▶ Available data
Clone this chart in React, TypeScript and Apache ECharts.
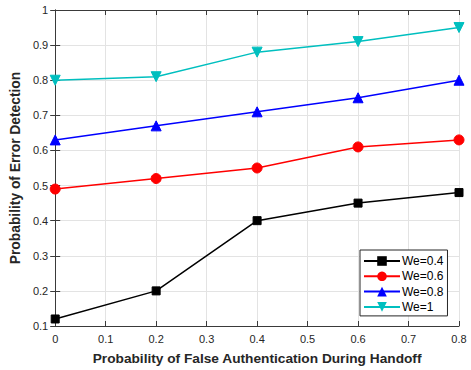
import React, { useEffect, useRef } from "react";
import * as echarts from "echarts";

const xValues = [0, 0.2, 0.4, 0.6, 0.8];
const seriesNames = ["We=0.4", "We=0.6", "We=0.8", "We=1"];
const we04 = [0.12, 0.2, 0.4, 0.45, 0.48];
const we06 = [0.49, 0.52, 0.55, 0.61, 0.63];
const we08 = [0.63, 0.67, 0.71, 0.75, 0.8];
const we1 = [0.8, 0.81, 0.88, 0.91, 0.95];
const colors = ["#000000", "#ff0000", "#0000ff", "#00bfbf"];
const symbols = ["rect", "circle", "triangle", "triangle"];
const symbolSizes = [8, 10, 10, 10];
const rotations = [0, 0, 0, 180];

export default function App() {
  const ref = useRef<HTMLDivElement>(null);
  useEffect(() => {
    if (!ref.current) return;
    const chart = echarts.init(ref.current, null, { renderer: "svg" });
    const all = [we04, we06, we08, we1];
    const axisColor = "#3a3a3a";
    const font = "Liberation Sans, Arial, sans-serif";
    chart.setOption({
      animation: false,
      backgroundColor: "#ffffff",
      grid: { left: 54, right: 12, top: 10, bottom: 43, containLabel: false },
      legend: {
        orient: "vertical",
        left: 360,
        top: 250,
        itemWidth: 36,
        itemHeight: 12,
        itemGap: 3.3,
        padding: [5, 4, 3, 3],
        backgroundColor: "#ffffff",
        borderColor: "#262626",
        borderWidth: 1,
        borderRadius: 0,
        textStyle: { fontFamily: font, fontSize: 12, color: "#000", padding: [0, 0, 0, -3] },
        data: seriesNames,
      },
      xAxis: [
        {
          type: "value",
          min: 0,
          max: 0.8,
          interval: 0.1,
          name: "Probability of False Authentication During Handoff",
          nameLocation: "middle",
          nameGap: 25,
          nameTextStyle: { fontFamily: font, fontSize: 13.7, fontWeight: "bold", color: "#262626" },
          axisLine: { show: true, lineStyle: { color: axisColor, width: 1 } },
          axisTick: { show: true, inside: true, length: 5, lineStyle: { color: axisColor } },
          axisLabel: { fontFamily: font, fontSize: 11, color: "#262626", margin: 7, formatter: (v: number) => String(Math.round(v * 10) / 10) },
          splitLine: { show: true, lineStyle: { color: "#e3e3e3", width: 1 } },
        },
        {
          type: "value",
          position: "top",
          min: 0,
          max: 0.8,
          interval: 0.1,
          axisLine: { show: true, lineStyle: { color: axisColor, width: 1 } },
          axisTick: { show: true, inside: true, length: 5, lineStyle: { color: axisColor } },
          axisLabel: { show: false },
          splitLine: { show: false },
        },
      ],
      yAxis: [
        {
          type: "value",
          min: 0.1,
          max: 1,
          interval: 0.1,
          name: "Probability of Error Detection",
          nameLocation: "middle",
          nameGap: 27,
          nameTextStyle: { fontFamily: font, fontSize: 13.8, fontWeight: "bold", color: "#262626" },
          axisLine: { show: true, lineStyle: { color: axisColor, width: 1 } },
          axisTick: { show: true, inside: true, length: 5, lineStyle: { color: axisColor } },
          axisLabel: { fontFamily: font, fontSize: 11, color: "#262626", margin: 7, formatter: (v: number) => String(Math.round(v * 10) / 10) },
          splitLine: { show: true, lineStyle: { color: "#e3e3e3", width: 1 } },
        },
        {
          type: "value",
          position: "right",
          min: 0.1,
          max: 1,
          interval: 0.1,
          axisLine: { show: true, lineStyle: { color: axisColor, width: 1 } },
          axisTick: { show: true, inside: true, length: 5, lineStyle: { color: axisColor } },
          axisLabel: { show: false },
          splitLine: { show: false },
        },
      ],
      series: seriesNames.map((name, i) => ({
        name,
        type: "line",
        xAxisIndex: 0,
        yAxisIndex: 0,
        data: xValues.map((x, j) => [x, all[i][j]]),
        symbol: symbols[i],
        symbolSize: symbolSizes[i],
        symbolRotate: rotations[i],
        showSymbol: true,
        lineStyle: { color: colors[i], width: 1.5 },
        itemStyle: { color: colors[i], borderColor: colors[i] },
        z: 3,
      })),
    });
    return () => chart.dispose();
  }, []);
  return <div ref={ref} style={{ width: 471, height: 370, position: "absolute", left: 0, top: 0 }} />;
}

▶ What you have to do
Write out exactly the opening lines of the data, stopping after the line that holds "const rotations = [0, 0, 0, 180];". Exclude pictures.

▶ Completed exercise
Clone this chart in React, TypeScript and Apache ECharts.
import React, { useEffect, useRef } from "react";
import * as echarts from "echarts";

const xValues = [0, 0.2, 0.4, 0.6, 0.8];
const seriesNames = ["We=0.4", "We=0.6", "We=0.8", "We=1"];
const we04 = [0.12, 0.2, 0.4, 0.45, 0.48];
const we06 = [0.49, 0.52, 0.55, 0.61, 0.63];
const we08 = [0.63, 0.67, 0.71, 0.75, 0.8];
const we1 = [0.8, 0.81, 0.88, 0.91, 0.95];
const colors = ["#000000", "#ff0000", "#0000ff", "#00bfbf"];
const symbols = ["rect", "circle", "triangle", "triangle"];
const symbolSizes = [8, 10, 10, 10];
const rotations = [0, 0, 0, 180];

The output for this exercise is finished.